Work to do:
Output only the count of lines that contain "this".

Provided records:

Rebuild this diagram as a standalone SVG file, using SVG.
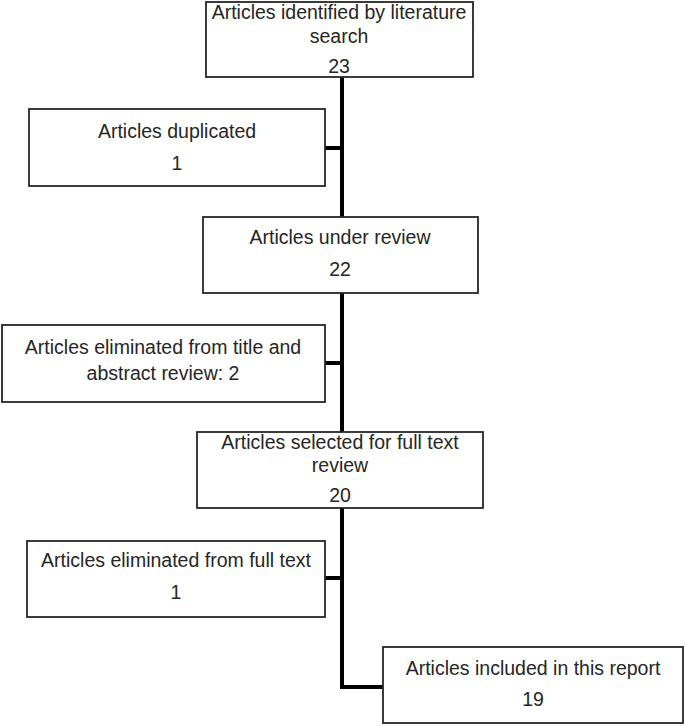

==

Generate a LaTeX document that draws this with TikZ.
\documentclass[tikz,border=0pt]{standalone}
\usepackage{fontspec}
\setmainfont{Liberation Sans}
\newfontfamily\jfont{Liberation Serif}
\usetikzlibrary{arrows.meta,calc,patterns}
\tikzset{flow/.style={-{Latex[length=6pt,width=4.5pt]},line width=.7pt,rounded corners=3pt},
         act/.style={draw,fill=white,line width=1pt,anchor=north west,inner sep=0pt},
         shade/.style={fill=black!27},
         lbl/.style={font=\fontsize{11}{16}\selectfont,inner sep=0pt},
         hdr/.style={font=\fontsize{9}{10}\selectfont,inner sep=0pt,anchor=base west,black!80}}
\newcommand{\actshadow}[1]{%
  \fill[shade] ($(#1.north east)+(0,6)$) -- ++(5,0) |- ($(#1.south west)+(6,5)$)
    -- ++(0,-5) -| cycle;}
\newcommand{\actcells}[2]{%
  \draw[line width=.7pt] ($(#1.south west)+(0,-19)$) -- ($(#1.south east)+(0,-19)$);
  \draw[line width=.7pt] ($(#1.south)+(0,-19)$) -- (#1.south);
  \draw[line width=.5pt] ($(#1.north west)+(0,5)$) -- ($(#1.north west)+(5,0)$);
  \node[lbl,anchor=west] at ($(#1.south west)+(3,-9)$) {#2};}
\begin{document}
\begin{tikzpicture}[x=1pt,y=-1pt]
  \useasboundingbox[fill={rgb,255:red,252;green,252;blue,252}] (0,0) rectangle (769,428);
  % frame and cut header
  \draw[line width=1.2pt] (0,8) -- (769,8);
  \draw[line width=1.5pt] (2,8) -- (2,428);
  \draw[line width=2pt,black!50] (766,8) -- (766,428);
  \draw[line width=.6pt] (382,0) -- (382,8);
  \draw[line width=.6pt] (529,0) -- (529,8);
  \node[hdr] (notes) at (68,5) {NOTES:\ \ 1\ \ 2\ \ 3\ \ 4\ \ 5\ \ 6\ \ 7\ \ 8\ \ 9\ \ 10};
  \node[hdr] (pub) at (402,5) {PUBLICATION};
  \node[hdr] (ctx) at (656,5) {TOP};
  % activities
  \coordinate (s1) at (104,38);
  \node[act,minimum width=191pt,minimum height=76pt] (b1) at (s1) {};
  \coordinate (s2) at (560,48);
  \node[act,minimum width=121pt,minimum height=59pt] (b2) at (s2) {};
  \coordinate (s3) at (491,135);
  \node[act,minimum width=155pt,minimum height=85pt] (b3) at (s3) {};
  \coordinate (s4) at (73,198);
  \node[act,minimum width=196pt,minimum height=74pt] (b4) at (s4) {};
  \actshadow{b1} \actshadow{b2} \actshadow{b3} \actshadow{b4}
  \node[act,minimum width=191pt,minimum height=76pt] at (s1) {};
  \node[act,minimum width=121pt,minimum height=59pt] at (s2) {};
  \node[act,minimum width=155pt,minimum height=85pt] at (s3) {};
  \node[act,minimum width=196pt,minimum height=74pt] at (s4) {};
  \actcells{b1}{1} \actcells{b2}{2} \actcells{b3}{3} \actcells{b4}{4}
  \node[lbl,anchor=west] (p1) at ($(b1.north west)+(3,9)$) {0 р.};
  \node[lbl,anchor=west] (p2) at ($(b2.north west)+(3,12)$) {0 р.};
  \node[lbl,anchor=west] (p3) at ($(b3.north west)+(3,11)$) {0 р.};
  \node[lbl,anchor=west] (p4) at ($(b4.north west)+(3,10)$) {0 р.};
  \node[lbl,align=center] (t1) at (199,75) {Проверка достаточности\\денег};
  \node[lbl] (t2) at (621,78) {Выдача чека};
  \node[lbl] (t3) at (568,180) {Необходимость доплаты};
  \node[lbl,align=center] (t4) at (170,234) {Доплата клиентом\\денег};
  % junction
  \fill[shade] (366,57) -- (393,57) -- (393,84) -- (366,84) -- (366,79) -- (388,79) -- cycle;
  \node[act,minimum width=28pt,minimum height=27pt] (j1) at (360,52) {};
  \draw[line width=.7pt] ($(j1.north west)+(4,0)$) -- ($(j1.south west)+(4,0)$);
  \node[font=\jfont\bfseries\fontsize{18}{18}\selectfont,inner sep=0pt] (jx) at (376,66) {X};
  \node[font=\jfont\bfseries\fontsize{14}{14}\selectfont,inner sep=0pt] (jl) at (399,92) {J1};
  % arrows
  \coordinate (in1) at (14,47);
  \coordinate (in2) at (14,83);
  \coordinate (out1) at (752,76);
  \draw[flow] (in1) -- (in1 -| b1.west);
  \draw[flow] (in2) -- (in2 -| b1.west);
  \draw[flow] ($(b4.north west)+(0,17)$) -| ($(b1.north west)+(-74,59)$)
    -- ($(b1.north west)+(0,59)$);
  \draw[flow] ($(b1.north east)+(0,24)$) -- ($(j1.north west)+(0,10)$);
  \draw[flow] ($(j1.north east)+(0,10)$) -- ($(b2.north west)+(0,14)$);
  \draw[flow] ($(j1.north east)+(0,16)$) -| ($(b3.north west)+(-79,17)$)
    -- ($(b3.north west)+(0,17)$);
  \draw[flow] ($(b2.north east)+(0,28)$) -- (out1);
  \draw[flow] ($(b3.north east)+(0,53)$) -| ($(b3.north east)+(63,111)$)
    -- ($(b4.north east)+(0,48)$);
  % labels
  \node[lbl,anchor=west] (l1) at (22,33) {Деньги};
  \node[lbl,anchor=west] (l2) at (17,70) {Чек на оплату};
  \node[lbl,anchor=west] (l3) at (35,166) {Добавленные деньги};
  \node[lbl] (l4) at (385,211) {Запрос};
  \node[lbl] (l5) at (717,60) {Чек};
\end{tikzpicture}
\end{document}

...

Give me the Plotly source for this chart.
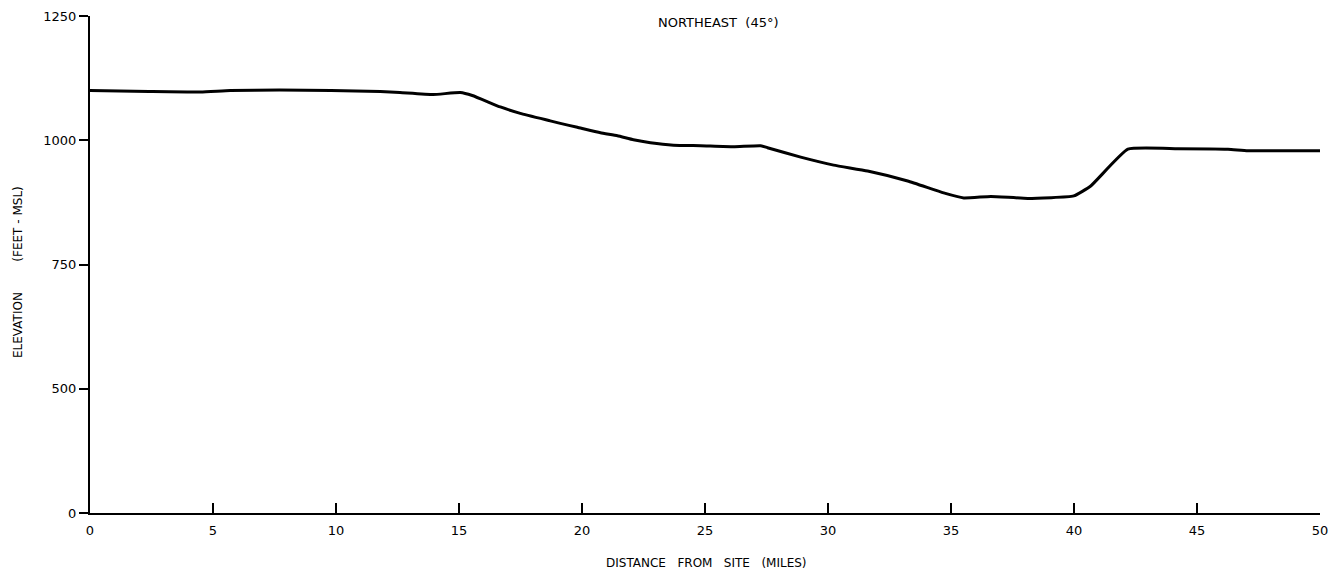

Result of the task:
3